_Work instructions:_ Drop every picture. Then return, exactly, the lines from the beginning of the listing below through the one containing "const d5Levels = [-0.045, -0.025, -0.005, 0.015, 0.035, 0.05];".

_Data lines:_
━━━━━━━━━━━━━━━━━━━━━━━━━━━━━━
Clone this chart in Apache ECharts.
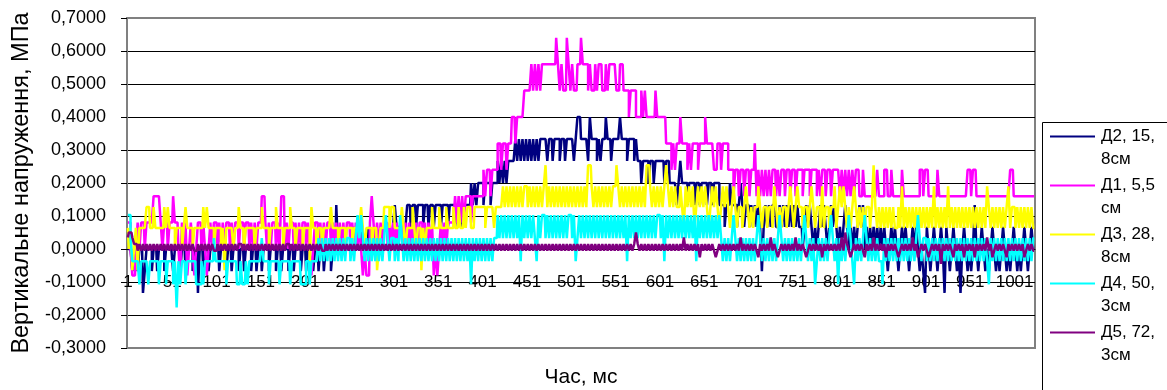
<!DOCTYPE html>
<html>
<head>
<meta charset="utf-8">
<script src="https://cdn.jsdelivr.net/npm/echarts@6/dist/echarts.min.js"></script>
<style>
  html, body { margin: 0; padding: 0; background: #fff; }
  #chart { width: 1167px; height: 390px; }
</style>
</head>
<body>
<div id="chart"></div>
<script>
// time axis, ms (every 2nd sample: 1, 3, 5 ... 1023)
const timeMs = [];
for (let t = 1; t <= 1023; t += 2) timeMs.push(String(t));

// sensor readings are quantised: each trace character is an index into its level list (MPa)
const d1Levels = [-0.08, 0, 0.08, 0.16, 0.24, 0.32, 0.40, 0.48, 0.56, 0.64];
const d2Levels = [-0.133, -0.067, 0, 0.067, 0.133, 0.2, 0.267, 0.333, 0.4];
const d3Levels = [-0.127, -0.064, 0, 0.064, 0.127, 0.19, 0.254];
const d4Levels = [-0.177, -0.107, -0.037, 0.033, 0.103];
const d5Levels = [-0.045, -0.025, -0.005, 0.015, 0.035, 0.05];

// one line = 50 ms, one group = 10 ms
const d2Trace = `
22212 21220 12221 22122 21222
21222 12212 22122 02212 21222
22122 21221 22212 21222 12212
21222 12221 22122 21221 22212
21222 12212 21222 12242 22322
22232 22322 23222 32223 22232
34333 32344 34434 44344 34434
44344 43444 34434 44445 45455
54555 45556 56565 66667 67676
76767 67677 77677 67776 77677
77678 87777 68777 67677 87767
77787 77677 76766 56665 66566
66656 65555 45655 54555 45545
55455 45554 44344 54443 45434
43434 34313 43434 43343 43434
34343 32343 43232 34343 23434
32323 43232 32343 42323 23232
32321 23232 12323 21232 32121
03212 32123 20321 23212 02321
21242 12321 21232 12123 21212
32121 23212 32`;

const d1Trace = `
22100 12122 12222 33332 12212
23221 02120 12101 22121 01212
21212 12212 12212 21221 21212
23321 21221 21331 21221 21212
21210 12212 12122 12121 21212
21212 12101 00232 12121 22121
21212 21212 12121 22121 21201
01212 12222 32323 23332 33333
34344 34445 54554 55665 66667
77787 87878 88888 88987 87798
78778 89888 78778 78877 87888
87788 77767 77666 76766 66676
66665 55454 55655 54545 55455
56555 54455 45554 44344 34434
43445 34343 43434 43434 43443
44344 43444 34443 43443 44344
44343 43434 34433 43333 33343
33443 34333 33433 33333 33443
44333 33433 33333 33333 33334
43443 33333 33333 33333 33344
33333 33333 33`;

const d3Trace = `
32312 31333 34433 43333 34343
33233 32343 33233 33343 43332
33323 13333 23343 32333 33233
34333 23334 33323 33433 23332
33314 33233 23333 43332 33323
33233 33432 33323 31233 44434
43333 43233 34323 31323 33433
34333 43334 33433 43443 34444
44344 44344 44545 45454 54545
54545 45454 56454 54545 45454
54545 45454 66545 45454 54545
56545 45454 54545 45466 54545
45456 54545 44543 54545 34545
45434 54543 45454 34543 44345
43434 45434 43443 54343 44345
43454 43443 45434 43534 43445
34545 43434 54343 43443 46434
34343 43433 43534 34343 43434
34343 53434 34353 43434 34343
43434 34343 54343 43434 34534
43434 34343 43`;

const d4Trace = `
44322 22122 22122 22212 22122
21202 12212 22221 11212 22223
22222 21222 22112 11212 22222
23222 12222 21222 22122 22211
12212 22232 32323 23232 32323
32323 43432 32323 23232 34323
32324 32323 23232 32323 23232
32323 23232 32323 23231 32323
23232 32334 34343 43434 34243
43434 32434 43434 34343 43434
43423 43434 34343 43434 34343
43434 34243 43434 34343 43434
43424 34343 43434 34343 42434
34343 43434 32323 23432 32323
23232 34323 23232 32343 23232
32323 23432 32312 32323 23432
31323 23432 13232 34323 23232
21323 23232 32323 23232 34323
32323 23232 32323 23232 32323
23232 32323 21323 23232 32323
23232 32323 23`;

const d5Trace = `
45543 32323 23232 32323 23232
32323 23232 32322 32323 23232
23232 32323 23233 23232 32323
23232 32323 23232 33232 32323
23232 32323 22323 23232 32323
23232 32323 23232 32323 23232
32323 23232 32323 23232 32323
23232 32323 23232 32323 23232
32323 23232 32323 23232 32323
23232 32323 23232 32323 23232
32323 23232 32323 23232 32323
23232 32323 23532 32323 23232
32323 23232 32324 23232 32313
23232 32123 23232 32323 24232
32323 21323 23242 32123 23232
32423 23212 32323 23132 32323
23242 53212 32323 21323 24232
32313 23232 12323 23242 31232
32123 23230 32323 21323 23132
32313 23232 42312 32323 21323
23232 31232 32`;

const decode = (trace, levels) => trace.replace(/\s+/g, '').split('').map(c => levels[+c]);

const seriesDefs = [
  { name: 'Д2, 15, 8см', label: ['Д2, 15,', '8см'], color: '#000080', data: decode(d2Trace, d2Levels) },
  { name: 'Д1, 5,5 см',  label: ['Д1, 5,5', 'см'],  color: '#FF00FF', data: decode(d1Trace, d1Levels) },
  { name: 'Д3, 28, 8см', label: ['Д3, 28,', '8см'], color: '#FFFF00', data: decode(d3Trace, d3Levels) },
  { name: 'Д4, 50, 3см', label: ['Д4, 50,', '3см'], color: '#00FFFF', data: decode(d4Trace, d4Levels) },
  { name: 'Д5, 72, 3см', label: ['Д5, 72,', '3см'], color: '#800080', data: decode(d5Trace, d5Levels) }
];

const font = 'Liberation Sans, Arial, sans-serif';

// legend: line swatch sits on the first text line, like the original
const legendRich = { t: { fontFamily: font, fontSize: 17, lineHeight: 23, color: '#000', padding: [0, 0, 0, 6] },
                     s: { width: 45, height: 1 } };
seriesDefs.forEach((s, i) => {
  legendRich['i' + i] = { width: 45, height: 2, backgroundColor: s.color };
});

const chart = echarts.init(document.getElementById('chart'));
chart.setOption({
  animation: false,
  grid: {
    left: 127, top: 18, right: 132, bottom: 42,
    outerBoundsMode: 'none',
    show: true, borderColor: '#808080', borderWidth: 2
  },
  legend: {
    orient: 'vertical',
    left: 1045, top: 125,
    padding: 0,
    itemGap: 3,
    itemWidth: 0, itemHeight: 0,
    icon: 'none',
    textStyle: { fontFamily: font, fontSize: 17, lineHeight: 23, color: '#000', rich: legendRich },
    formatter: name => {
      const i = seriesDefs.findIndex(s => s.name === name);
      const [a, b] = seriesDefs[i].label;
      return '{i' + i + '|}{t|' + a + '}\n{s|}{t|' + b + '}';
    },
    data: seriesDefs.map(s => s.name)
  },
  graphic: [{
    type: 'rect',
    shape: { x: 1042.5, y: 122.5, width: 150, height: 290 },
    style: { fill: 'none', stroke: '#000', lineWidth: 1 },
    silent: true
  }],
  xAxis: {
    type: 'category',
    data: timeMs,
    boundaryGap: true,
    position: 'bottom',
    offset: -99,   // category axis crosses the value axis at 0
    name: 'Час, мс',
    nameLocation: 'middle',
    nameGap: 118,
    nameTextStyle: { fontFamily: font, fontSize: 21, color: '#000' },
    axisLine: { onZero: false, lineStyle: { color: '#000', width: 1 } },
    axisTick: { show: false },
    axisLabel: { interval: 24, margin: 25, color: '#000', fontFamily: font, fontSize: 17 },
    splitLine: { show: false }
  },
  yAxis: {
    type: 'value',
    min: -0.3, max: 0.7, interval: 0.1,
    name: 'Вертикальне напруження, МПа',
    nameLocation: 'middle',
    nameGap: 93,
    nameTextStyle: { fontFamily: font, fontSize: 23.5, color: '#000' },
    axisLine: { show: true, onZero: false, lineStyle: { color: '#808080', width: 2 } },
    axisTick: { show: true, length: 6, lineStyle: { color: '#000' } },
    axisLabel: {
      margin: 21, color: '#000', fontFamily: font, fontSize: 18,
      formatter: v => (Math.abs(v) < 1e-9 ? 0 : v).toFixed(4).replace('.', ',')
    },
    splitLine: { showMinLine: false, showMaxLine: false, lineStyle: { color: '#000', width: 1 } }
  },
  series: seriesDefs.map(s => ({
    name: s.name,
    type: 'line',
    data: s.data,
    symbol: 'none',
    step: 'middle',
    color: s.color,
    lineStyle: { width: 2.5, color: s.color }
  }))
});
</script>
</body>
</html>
━━━━━━━━━━━━━━━━━━━━━━━━━━━━━━
_Response to the task:_
Clone this chart in Apache ECharts.
<!DOCTYPE html>
<html>
<head>
<meta charset="utf-8">
<script src="https://cdn.jsdelivr.net/npm/echarts@6/dist/echarts.min.js"></script>
<style>
  html, body { margin: 0; padding: 0; background: #fff; }
  #chart { width: 1167px; height: 390px; }
</style>
</head>
<body>
<div id="chart"></div>
<script>
// time axis, ms (every 2nd sample: 1, 3, 5 ... 1023)
const timeMs = [];
for (let t = 1; t <= 1023; t += 2) timeMs.push(String(t));

// sensor readings are quantised: each trace character is an index into its level list (MPa)
const d1Levels = [-0.08, 0, 0.08, 0.16, 0.24, 0.32, 0.40, 0.48, 0.56, 0.64];
const d2Levels = [-0.133, -0.067, 0, 0.067, 0.133, 0.2, 0.267, 0.333, 0.4];
const d3Levels = [-0.127, -0.064, 0, 0.064, 0.127, 0.19, 0.254];
const d4Levels = [-0.177, -0.107, -0.037, 0.033, 0.103];
const d5Levels = [-0.045, -0.025, -0.005, 0.015, 0.035, 0.05];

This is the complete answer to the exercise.